## Exercise
Give the data again exactly as written, skipping any pictures.

## Record extracts
◆ ◆ ◆

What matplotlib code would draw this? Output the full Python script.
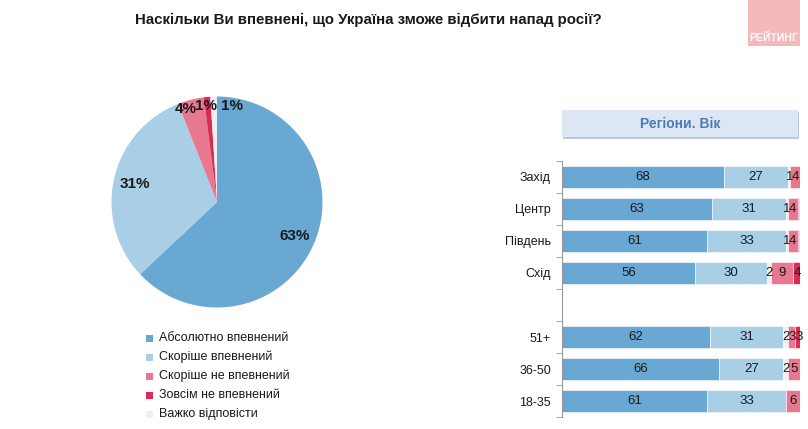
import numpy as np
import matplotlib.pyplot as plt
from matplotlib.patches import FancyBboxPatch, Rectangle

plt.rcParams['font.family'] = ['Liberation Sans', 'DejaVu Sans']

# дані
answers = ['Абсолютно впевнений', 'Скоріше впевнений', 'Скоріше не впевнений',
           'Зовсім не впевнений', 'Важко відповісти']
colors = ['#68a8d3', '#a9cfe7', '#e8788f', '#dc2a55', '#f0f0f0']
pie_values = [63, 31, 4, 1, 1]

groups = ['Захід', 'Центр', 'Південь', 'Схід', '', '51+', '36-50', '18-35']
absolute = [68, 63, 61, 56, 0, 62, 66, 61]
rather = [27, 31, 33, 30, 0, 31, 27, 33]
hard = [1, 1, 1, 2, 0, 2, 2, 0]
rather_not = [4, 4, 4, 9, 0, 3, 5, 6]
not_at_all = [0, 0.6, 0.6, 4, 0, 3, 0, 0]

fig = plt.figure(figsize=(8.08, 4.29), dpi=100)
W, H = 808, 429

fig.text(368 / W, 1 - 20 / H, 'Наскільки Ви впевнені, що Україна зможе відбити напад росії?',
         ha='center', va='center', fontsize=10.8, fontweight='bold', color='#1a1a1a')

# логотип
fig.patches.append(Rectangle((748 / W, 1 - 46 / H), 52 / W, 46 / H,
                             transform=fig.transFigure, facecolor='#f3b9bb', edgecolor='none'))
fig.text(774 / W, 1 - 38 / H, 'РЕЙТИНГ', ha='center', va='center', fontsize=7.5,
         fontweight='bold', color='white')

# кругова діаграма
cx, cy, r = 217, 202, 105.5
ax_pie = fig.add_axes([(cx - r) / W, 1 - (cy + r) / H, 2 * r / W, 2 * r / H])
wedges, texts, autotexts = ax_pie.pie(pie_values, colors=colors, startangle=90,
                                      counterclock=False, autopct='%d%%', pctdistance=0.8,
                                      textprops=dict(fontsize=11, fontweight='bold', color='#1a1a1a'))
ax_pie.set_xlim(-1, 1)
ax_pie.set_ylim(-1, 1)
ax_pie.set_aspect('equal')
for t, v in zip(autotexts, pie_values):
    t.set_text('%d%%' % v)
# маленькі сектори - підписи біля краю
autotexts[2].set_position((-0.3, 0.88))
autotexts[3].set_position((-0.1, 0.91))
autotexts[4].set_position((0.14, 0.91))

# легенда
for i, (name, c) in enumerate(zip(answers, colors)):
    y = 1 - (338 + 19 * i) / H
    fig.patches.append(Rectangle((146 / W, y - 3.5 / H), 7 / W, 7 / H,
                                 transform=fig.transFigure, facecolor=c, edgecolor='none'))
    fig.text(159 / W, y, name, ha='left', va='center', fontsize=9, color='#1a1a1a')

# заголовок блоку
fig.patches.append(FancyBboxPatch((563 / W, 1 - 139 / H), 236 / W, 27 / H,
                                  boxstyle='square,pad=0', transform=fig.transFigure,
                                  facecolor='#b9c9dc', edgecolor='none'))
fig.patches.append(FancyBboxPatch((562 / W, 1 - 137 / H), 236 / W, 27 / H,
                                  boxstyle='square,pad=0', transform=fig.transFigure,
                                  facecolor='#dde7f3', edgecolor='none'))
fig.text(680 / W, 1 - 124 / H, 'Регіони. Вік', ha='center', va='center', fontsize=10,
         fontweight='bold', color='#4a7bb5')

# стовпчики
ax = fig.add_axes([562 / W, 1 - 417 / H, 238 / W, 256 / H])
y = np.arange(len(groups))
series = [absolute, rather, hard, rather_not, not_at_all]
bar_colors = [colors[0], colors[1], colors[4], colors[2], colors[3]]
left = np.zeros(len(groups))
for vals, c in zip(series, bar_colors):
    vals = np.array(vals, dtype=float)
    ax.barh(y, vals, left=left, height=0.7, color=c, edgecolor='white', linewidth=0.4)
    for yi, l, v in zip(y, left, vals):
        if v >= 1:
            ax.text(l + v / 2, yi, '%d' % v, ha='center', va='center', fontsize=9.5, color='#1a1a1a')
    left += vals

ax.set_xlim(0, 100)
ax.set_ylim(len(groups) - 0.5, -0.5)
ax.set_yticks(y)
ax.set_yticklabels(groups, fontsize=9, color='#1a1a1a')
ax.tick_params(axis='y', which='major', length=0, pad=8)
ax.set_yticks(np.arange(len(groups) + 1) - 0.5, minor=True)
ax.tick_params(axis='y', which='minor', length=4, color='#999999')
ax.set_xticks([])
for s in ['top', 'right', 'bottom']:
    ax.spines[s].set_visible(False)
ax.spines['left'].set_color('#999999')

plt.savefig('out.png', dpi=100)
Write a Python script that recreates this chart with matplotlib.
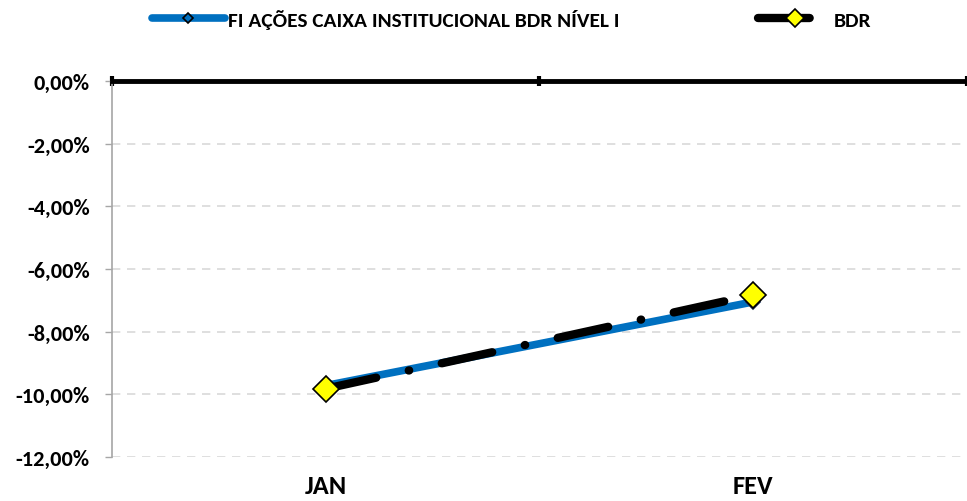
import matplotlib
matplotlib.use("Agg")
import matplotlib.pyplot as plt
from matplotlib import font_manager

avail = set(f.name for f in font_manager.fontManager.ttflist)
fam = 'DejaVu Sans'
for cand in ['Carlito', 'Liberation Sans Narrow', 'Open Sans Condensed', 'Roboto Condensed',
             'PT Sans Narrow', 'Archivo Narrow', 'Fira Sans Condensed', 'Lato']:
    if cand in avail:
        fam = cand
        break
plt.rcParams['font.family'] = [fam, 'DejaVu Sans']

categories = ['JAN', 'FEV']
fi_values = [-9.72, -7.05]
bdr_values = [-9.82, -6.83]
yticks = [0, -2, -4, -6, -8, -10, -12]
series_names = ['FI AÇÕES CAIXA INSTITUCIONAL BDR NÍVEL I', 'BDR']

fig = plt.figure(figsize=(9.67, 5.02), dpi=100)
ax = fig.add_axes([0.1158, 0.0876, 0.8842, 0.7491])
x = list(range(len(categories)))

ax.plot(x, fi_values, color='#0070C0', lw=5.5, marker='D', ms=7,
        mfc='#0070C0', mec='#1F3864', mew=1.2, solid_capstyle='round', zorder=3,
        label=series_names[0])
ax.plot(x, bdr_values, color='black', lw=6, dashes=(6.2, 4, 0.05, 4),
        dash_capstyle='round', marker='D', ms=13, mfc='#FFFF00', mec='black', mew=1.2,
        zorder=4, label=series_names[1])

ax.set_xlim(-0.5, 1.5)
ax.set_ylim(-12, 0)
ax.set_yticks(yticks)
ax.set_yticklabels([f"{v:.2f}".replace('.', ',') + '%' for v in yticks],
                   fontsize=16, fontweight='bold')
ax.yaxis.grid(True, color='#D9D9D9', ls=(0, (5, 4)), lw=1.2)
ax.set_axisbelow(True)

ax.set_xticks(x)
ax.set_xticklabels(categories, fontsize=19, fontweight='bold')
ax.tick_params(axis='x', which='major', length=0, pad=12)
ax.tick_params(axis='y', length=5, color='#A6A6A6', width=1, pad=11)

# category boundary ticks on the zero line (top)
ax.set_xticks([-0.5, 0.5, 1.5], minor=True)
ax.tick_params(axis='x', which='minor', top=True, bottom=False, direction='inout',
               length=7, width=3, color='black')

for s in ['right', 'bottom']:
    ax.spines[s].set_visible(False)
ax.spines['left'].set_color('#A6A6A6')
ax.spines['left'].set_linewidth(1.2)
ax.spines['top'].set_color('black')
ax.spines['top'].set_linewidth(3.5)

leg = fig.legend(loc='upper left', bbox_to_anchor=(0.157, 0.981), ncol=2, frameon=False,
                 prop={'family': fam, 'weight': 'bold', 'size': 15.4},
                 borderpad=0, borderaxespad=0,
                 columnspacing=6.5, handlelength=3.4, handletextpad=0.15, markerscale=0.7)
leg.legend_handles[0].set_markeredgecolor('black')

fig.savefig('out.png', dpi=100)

◆ ◆ ◆

## Expected answer
What matplotlib code would draw this? Output the full Python script.
import numpy as np
import matplotlib.pyplot as plt
from matplotlib.patches import FancyBboxPatch, Rectangle

plt.rcParams['font.family'] = ['Liberation Sans', 'DejaVu Sans']

# дані
answers = ['Абсолютно впевнений', 'Скоріше впевнений', 'Скоріше не впевнений',
           'Зовсім не впевнений', 'Важко відповісти']
colors = ['#68a8d3', '#a9cfe7', '#e8788f', '#dc2a55', '#f0f0f0']
pie_values = [63, 31, 4, 1, 1]

groups = ['Захід', 'Центр', 'Південь', 'Схід', '', '51+', '36-50', '18-35']
absolute = [68, 63, 61, 56, 0, 62, 66, 61]
rather = [27, 31, 33, 30, 0, 31, 27, 33]
hard = [1, 1, 1, 2, 0, 2, 2, 0]
rather_not = [4, 4, 4, 9, 0, 3, 5, 6]
not_at_all = [0, 0.6, 0.6, 4, 0, 3, 0, 0]

fig = plt.figure(figsize=(8.08, 4.29), dpi=100)
W, H = 808, 429

fig.text(368 / W, 1 - 20 / H, 'Наскільки Ви впевнені, що Україна зможе відбити напад росії?',
         ha='center', va='center', fontsize=10.8, fontweight='bold', color='#1a1a1a')

# логотип
fig.patches.append(Rectangle((748 / W, 1 - 46 / H), 52 / W, 46 / H,
                             transform=fig.transFigure, facecolor='#f3b9bb', edgecolor='none'))
fig.text(774 / W, 1 - 38 / H, 'РЕЙТИНГ', ha='center', va='center', fontsize=7.5,
         fontweight='bold', color='white')

# кругова діаграма
cx, cy, r = 217, 202, 105.5
ax_pie = fig.add_axes([(cx - r) / W, 1 - (cy + r) / H, 2 * r / W, 2 * r / H])
wedges, texts, autotexts = ax_pie.pie(pie_values, colors=colors, startangle=90,
                                      counterclock=False, autopct='%d%%', pctdistance=0.8,
                                      textprops=dict(fontsize=11, fontweight='bold', color='#1a1a1a'))
ax_pie.set_xlim(-1, 1)
ax_pie.set_ylim(-1, 1)
ax_pie.set_aspect('equal')
for t, v in zip(autotexts, pie_values):
    t.set_text('%d%%' % v)
# маленькі сектори - підписи біля краю
autotexts[2].set_position((-0.3, 0.88))
autotexts[3].set_position((-0.1, 0.91))
autotexts[4].set_position((0.14, 0.91))

# легенда
for i, (name, c) in enumerate(zip(answers, colors)):
    y = 1 - (338 + 19 * i) / H
    fig.patches.append(Rectangle((146 / W, y - 3.5 / H), 7 / W, 7 / H,
                                 transform=fig.transFigure, facecolor=c, edgecolor='none'))
    fig.text(159 / W, y, name, ha='left', va='center', fontsize=9, color='#1a1a1a')

# заголовок блоку
fig.patches.append(FancyBboxPatch((563 / W, 1 - 139 / H), 236 / W, 27 / H,
                                  boxstyle='square,pad=0', transform=fig.transFigure,
                                  facecolor='#b9c9dc', edgecolor='none'))
fig.patches.append(FancyBboxPatch((562 / W, 1 - 137 / H), 236 / W, 27 / H,
                                  boxstyle='square,pad=0', transform=fig.transFigure,
                                  facecolor='#dde7f3', edgecolor='none'))
fig.text(680 / W, 1 - 124 / H, 'Регіони. Вік', ha='center', va='center', fontsize=10,
         fontweight='bold', color='#4a7bb5')

# стовпчики
ax = fig.add_axes([562 / W, 1 - 417 / H, 238 / W, 256 / H])
y = np.arange(len(groups))
series = [absolute, rather, hard, rather_not, not_at_all]
bar_colors = [colors[0], colors[1], colors[4], colors[2], colors[3]]
left = np.zeros(len(groups))
for vals, c in zip(series, bar_colors):
    vals = np.array(vals, dtype=float)
    ax.barh(y, vals, left=left, height=0.7, color=c, edgecolor='white', linewidth=0.4)
    for yi, l, v in zip(y, left, vals):
        if v >= 1:
            ax.text(l + v / 2, yi, '%d' % v, ha='center', va='center', fontsize=9.5, color='#1a1a1a')
    left += vals

ax.set_xlim(0, 100)
ax.set_ylim(len(groups) - 0.5, -0.5)
ax.set_yticks(y)
ax.set_yticklabels(groups, fontsize=9, color='#1a1a1a')
ax.tick_params(axis='y', which='major', length=0, pad=8)
ax.set_yticks(np.arange(len(groups) + 1) - 0.5, minor=True)
ax.tick_params(axis='y', which='minor', length=4, color='#999999')
ax.set_xticks([])
for s in ['top', 'right', 'bottom']:
    ax.spines[s].set_visible(False)
ax.spines['left'].set_color('#999999')

plt.savefig('out.png', dpi=100)
Write a Python script that recreates this chart with matplotlib.
import matplotlib
matplotlib.use("Agg")
import matplotlib.pyplot as plt
from matplotlib import font_manager

avail = set(f.name for f in font_manager.fontManager.ttflist)
fam = 'DejaVu Sans'
for cand in ['Carlito', 'Liberation Sans Narrow', 'Open Sans Condensed', 'Roboto Condensed',
             'PT Sans Narrow', 'Archivo Narrow', 'Fira Sans Condensed', 'Lato']:
    if cand in avail:
        fam = cand
        break
plt.rcParams['font.family'] = [fam, 'DejaVu Sans']

categories = ['JAN', 'FEV']
fi_values = [-9.72, -7.05]
bdr_values = [-9.82, -6.83]
yticks = [0, -2, -4, -6, -8, -10, -12]
series_names = ['FI AÇÕES CAIXA INSTITUCIONAL BDR NÍVEL I', 'BDR']

fig = plt.figure(figsize=(9.67, 5.02), dpi=100)
ax = fig.add_axes([0.1158, 0.0876, 0.8842, 0.7491])
x = list(range(len(categories)))

ax.plot(x, fi_values, color='#0070C0', lw=5.5, marker='D', ms=7,
        mfc='#0070C0', mec='#1F3864', mew=1.2, solid_capstyle='round', zorder=3,
        label=series_names[0])
ax.plot(x, bdr_values, color='black', lw=6, dashes=(6.2, 4, 0.05, 4),
        dash_capstyle='round', marker='D', ms=13, mfc='#FFFF00', mec='black', mew=1.2,
        zorder=4, label=series_names[1])

ax.set_xlim(-0.5, 1.5)
ax.set_ylim(-12, 0)
ax.set_yticks(yticks)
ax.set_yticklabels([f"{v:.2f}".replace('.', ',') + '%' for v in yticks],
                   fontsize=16, fontweight='bold')
ax.yaxis.grid(True, color='#D9D9D9', ls=(0, (5, 4)), lw=1.2)
ax.set_axisbelow(True)

ax.set_xticks(x)
ax.set_xticklabels(categories, fontsize=19, fontweight='bold')
ax.tick_params(axis='x', which='major', length=0, pad=12)
ax.tick_params(axis='y', length=5, color='#A6A6A6', width=1, pad=11)

# category boundary ticks on the zero line (top)
ax.set_xticks([-0.5, 0.5, 1.5], minor=True)
ax.tick_params(axis='x', which='minor', top=True, bottom=False, direction='inout',
               length=7, width=3, color='black')

for s in ['right', 'bottom']:
    ax.spines[s].set_visible(False)
ax.spines['left'].set_color('#A6A6A6')
ax.spines['left'].set_linewidth(1.2)
ax.spines['top'].set_color('black')
ax.spines['top'].set_linewidth(3.5)

leg = fig.legend(loc='upper left', bbox_to_anchor=(0.157, 0.981), ncol=2, frameon=False,
                 prop={'family': fam, 'weight': 'bold', 'size': 15.4},
                 borderpad=0, borderaxespad=0,
                 columnspacing=6.5, handlelength=3.4, handletextpad=0.15, markerscale=0.7)
leg.legend_handles[0].set_markeredgecolor('black')

fig.savefig('out.png', dpi=100)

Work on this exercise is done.